The Dearing Report, Higher Education in a Learning Society, is exciting and challenging. It does not shirk from uncomfortable areas, and is not afraid to face up to reality or put important stakes in the ground without which the global competitiveness of the UK engineering industry will suffer.
At a time when the whole issue of the education and training of our future workforce has never been given so much attention, the report’s pragmatic and wide-ranging proposals for improving the standards of teaching and ensuring the consistency of qualifications in higher education should benefit the flow of well-trained graduates into industry.
Much has been made of the ending of ‘free’ higher education and the need for charging for tuition – something the engineering industry is well used to with many firms paying for part-time students on HNC or HND courses and part-time/work-based degrees.
The report’s proposal for the further expansion of higher education by removing the cap on numbers taking full-time degree and sub-degree level higher education courses is welcome.
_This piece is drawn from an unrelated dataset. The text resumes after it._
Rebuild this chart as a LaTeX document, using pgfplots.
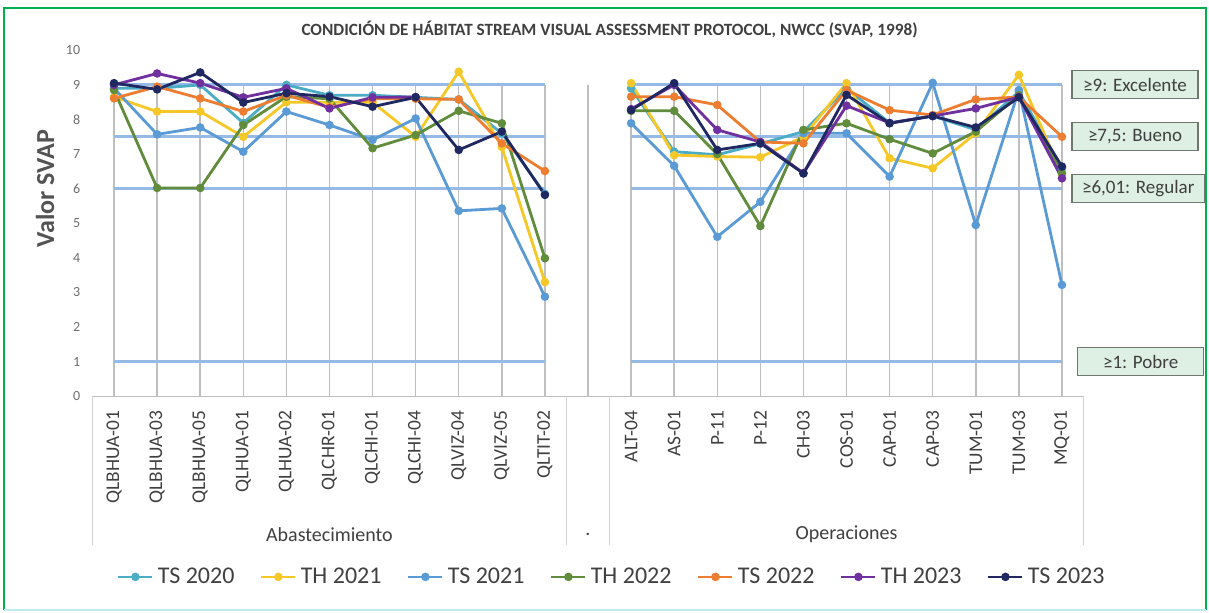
\documentclass[border=0pt]{standalone}
\usepackage{fontspec}
\setmainfont{Carlito}
\usepackage{pgfplots}
\usepackage{pgfplotstable}
\pgfplotsset{compat=1.18}

\definecolor{cTSa}{RGB}{75,172,198}
\definecolor{cTHa}{RGB}{245,200,40}
\definecolor{cTSb}{RGB}{91,155,213}
\definecolor{cTHb}{RGB}{96,140,60}
\definecolor{cTSc}{RGB}{237,125,49}
\definecolor{cTHc}{RGB}{112,48,160}
\definecolor{cTSd}{RGB}{31,40,96}
\definecolor{threshblue}{RGB}{150,186,230}
\definecolor{gridgray}{RGB}{191,191,191}
\definecolor{labelgray}{RGB}{64,64,64}
\definecolor{tickgray}{RGB}{110,110,110}
\definecolor{boxfill}{RGB}{222,239,228}
\definecolor{boxborder}{RGB}{110,120,110}
\definecolor{framegreen}{RGB}{0,176,80}
\definecolor{framecyan}{RGB}{190,235,240}

% x = station position (11 is the empty gap between the two groups)
\pgfplotstableread{
x  ts20 th21 ts21 th22 ts22 th23 ts23
0  8.90 8.65 8.90 8.85 8.61 9.00 9.05
1  8.90 8.23 7.57 6.02 8.95 9.33 8.87
2  9.00 8.23 7.77 6.02 8.61 9.05 9.36
3  7.90 7.50 7.07 7.84 8.23 8.64 8.49
4  9.00 8.50 8.23 8.66 8.70 8.90 8.76
5  8.70 8.50 7.84 8.60 8.35 8.32 8.66
6  8.70 8.50 7.41 7.17 8.60 8.64 8.37
7  8.64 7.50 8.03 7.55 8.60 8.65 8.64
8  8.58 9.38 5.36 8.25 8.58 nan  7.12
9  7.60 7.20 5.43 7.89 7.31 nan  7.65
10 5.85 3.30 2.88 3.99 6.51 nan  5.82
11 nan  nan  nan  nan  nan  nan  nan
12 8.90 9.05 7.89 8.25 8.66 8.30 8.27
13 7.07 6.97 6.66 8.25 8.66 9.00 9.05
14 6.98 6.93 4.61 7.00 8.42 7.70 7.12
15 7.30 6.91 5.62 4.92 7.35 7.35 7.31
16 7.65 7.50 7.60 7.70 7.31 6.45 6.44
17 8.90 9.05 7.60 7.89 8.85 8.40 8.71
18 7.90 6.88 6.35 7.43 8.27 7.90 7.89
19 8.10 6.59 9.06 7.02 8.13 8.10 8.10
20 7.70 7.60 4.95 7.65 8.58 8.32 7.77
21 8.80 9.29 8.85 8.70 8.65 8.65 8.64
22 6.60 6.40 3.22 6.45 7.50 6.30 6.64
}\svap

\begin{document}
\begin{tikzpicture}
\useasboundingbox (0,0) rectangle (604.5pt,306.5pt);
\fill[white] (0,0) rectangle (604.5pt,306.5pt);
\draw[framegreen, line width=1pt] (2pt,1.5pt) -- (2pt,302.5pt) -- (603pt,302.5pt) -- (603pt,1.5pt);
\draw[framecyan, line width=1pt] (2pt,1.5pt) -- (603pt,1.5pt);

\begin{axis}[
  at={(46.25pt,108.35pt)}, anchor=south west,
  scale only axis, width=495.5pt, height=173pt,
  xmin=-0.5, xmax=22.5, ymin=0, ymax=10,
  clip=false,
  unbounded coords=jump,
  axis line style={draw=none},
  major tick length=0pt,
  xtick={0,1,2,3,4,5,6,7,8,9,10,12,13,14,15,16,17,18,19,20,21,22},
  xticklabels={QLBHUA-01,QLBHUA-03,QLBHUA-05,QLHUA-01,QLHUA-02,QLCHR-01,QLCHI-01,QLCHI-04,QLVIZ-04,QLVIZ-05,QLTIT-02,
    ALT-04,AS-01,P-11,P-12,CH-03,COS-01,CAP-01,CAP-03,TUM-01,TUM-03,MQ-01},
  xticklabel style={rotate=90, anchor=east, inner sep=0pt, text=labelgray, font=\fontsize{9.7}{10}\selectfont},
  xticklabel shift=7pt,
  ytick={0,1,2,3,4,5,6,7,8,9,10},
  yticklabel style={inner sep=0pt, text=tickgray, font=\fontsize{7}{8}\selectfont},
  yticklabel shift=6pt,
  /pgf/number format/assume math mode=true,
  legend columns=7,
  legend style={at={(0.525,-0.522)}, anchor=center, draw=none, fill=none,
    font=\fontsize{12}{14}\selectfont, text=labelgray,
    /tikz/every even column/.append style={column sep=10.75pt}},
  legend image code/.code={\draw[#1, mark repeat=2, mark phase=2] plot coordinates {(0pt,0pt) (8.5pt,0pt) (17pt,0pt)};},
  every axis plot/.append style={line width=1.4pt, mark=*, mark size=1.4pt},
]
% drop lines and threshold lines
\addplot[ycomb, draw=gridgray, line width=0.75pt, mark=none, forget plot] table[x=x, y expr=9] {\svap};
\addplot[threshblue, line width=1.6pt, mark=none, forget plot] coordinates {(0,9) (10,9) (11,nan) (12,9) (22,9)};
\addplot[threshblue, line width=1.6pt, mark=none, forget plot] coordinates {(0,7.5) (10,7.5) (11,nan) (12,7.5) (22,7.5)};
\addplot[threshblue, line width=1.6pt, mark=none, forget plot] coordinates {(0,6) (10,6) (11,nan) (12,6) (22,6)};
\addplot[threshblue, line width=1.6pt, mark=none, forget plot] coordinates {(0,1) (10,1) (11,nan) (12,1) (22,1)};

\addplot[color=cTSa] table[x=x, y=ts20] {\svap}; \addlegendentry{TS 2020}
\addplot[color=cTHa] table[x=x, y=th21] {\svap}; \addlegendentry{TH 2021}
\addplot[color=cTSb] table[x=x, y=ts21] {\svap}; \addlegendentry{TS 2021}
\addplot[color=cTHb] table[x=x, y=th22] {\svap}; \addlegendentry{TH 2022}
\addplot[color=cTSc] table[x=x, y=ts22] {\svap}; \addlegendentry{TS 2022}
\addplot[color=cTHc] table[x=x, y=th23] {\svap}; \addlegendentry{TH 2023}
\addplot[color=cTSd] table[x=x, y=ts23] {\svap}; \addlegendentry{TS 2023}

% category axis frame
\draw[gridgray, line width=0.6pt] (axis cs:-0.5,0) -- (axis cs:22.5,0);
\draw[gridgray!70, line width=0.6pt] (axis cs:-0.5,0) -- (axis cs:-0.5,-4.3);
\draw[gridgray!70, line width=0.6pt] (axis cs:10.5,0) -- (axis cs:10.5,-4.3);
\draw[gridgray!70, line width=0.6pt] (axis cs:11.5,0) -- (axis cs:11.5,-4.3);
\draw[gridgray!70, line width=0.6pt] (axis cs:22.5,0) -- (axis cs:22.5,-4.3);
\node[text=labelgray, font=\fontsize{10}{12}\selectfont] at (axis cs:5,-4.0) {Abastecimiento};
\node[text=labelgray, font=\fontsize{10}{12}\selectfont] at (axis cs:11,-4.0) {.};
\node[text=labelgray, font=\fontsize{10}{12}\selectfont] at (axis cs:17,-4.0) {Operaciones};

% title and y label
\node[text=labelgray, font=\bfseries\fontsize{8.6}{10}\selectfont] at (axis cs:11.5,10.6)
  {CONDICIÓN DE HÁBITAT STREAM VISUAL ASSESSMENT PROTOCOL, NWCC (SVAP, 1998)};
\node[rotate=90, text=labelgray!90, font=\bfseries\fontsize{13}{15}\selectfont] at ([xshift=-23.75pt]axis cs:-0.5,6) {Valor SVAP};

% class boxes
\tikzset{classbox/.style={anchor=west, fill=boxfill, draw=boxborder, line width=0.6pt,
  minimum width=63pt, minimum height=14pt, inner xsep=5pt, inner ysep=0pt,
  text=labelgray, font=\fontsize{9.5}{11}\selectfont}}
\node[classbox] at (axis cs:22.22,9) {≥9: Excelente};
\node[classbox] at (axis cs:22.22,7.5) {≥7,5: Bueno};
\node[classbox] at (axis cs:22.22,6) {≥6,01: Regular};
\node[classbox] at (axis cs:22.35,1) {≥1: Pobre};
\end{axis}
\end{tikzpicture}
\end{document}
It should meet our need for an increased supply of engineering graduates and higher level technicians, where there is a very real shortage today.
The Engineering Employers’ Federation also supports the report’s view that more sub-degree provision should take place in further education colleges, and the suggested qualifications framework should take away much of the confusion surrounding levels, particularly with regard to the Masters qualification.
However, as far as I am concerned, much more important is the emphasis Dearing gives to the issue of the value and quality of teaching and degree standards. The quality of the teaching of engineering, in whatever discipline, is vital to our industry’s future success. It is accepted that research does inform teaching and provides a valuable input to the discipline being studied.
Therefore I welcome the recommendation for a professional Institute of Learning and Teaching in Higher Education responsible for accrediting programmes of training for lecturers and commissioning research and development in teaching and learning practices.
The need for investment in staff training and development for learning and teaching is critical for all subjects and we hope all institutions will back this proposal.
Dearing is very clear that his concerns about standards are greatest in the areas of engineering and science, and he suggests a number of measures which the EEF strongly welcomes. I would, however, have liked an even greater steer towards the overhauling of the degree classification system, rather than the more open-ended comment that, in parallel with the introduction of The Progress File (individual record of achievement), ‘we envisage in due course the honours classification system will be replaced by awards and awards with distinction’.
However I, together with the EEF, applaud Dearing’s requirement for higher education institutions to develop a programme of specifications for each degree course which set out the outcomes in terms of knowledge and the types of skills which will be acquired – key cognitive and subject specific skills (including ‘learning how to learn’).
We welcome the enhanced role suggested for the Quality Assurance Agency and Dearing’s proposal for strengthening the external examiner system. This would be achieved by the formation of a wide pool of nationally accredited personnel from which institutions can select their external examiners to ensure that the ‘threshold’ standards have been met. These measures should lead to a greater rigour in the content and quality of science and engineering degree courses.
Perhaps the most controversial aspect of the report as far as engineering is concerned is Dearing’s views on the Engineering Council’s Sartor recommendations.
While I accept that the Engineering Council has recognised the EEF’s concerns about this document in many areas and has sought to address them, our concerns about Sartor’s emphasis on entry criteria to engineering degree courses, as opposed to outcomes, still remains.
Dearing reinforces our conviction that Sartor fails to address the question of how to measure the proficiency of those who graduate from university with engineering degrees.
The report states: ‘Given what we propose on programme specifications and standards, we believe that having clearly defined exit points at recognised levels will remove the need to specify entry criteria as a guarantee of standards as suggested by Sartor.’ The EEF believes that the Engineering Council should take note of Dearing’s recommendation and look again at this issue.
The EEF also welcomes Dearing’s suggestion that there should be a greater element of work experience in degree courses. The engineering industry already has a good record in providing work experience through sandwich courses and vacation and project work. In conjunction with organisations such as the Engineering Council and the Engineering and Marine Training Authority, we will be cooperating immediately by trying to identify ways to help develop a culture whereby engineering companies are willing to provide even more effective training and work experience.
We cannot say we want ’employment or work skills’ in graduates if we are not prepared to provide the opportunities for them to be developed. If we are to maintain the competitiveness of UK industry it is essential that we have a supply of well educated and appropriately qualified personnel.
In my view, the report’s recommendations are excellent. They are imaginative and yet practical, encourage collaboration, and provide a consolidated base for the future of higher education.
If they are implemented they will help to increase employers’ and students’ confidence in the content and standard of degree courses.
I am sure that if the recommendations are accepted, implementing them will not be easy, but the Government and higher education can be assured of the engineering industry’s full support in the fulfilment of the Dearing report’s proposals.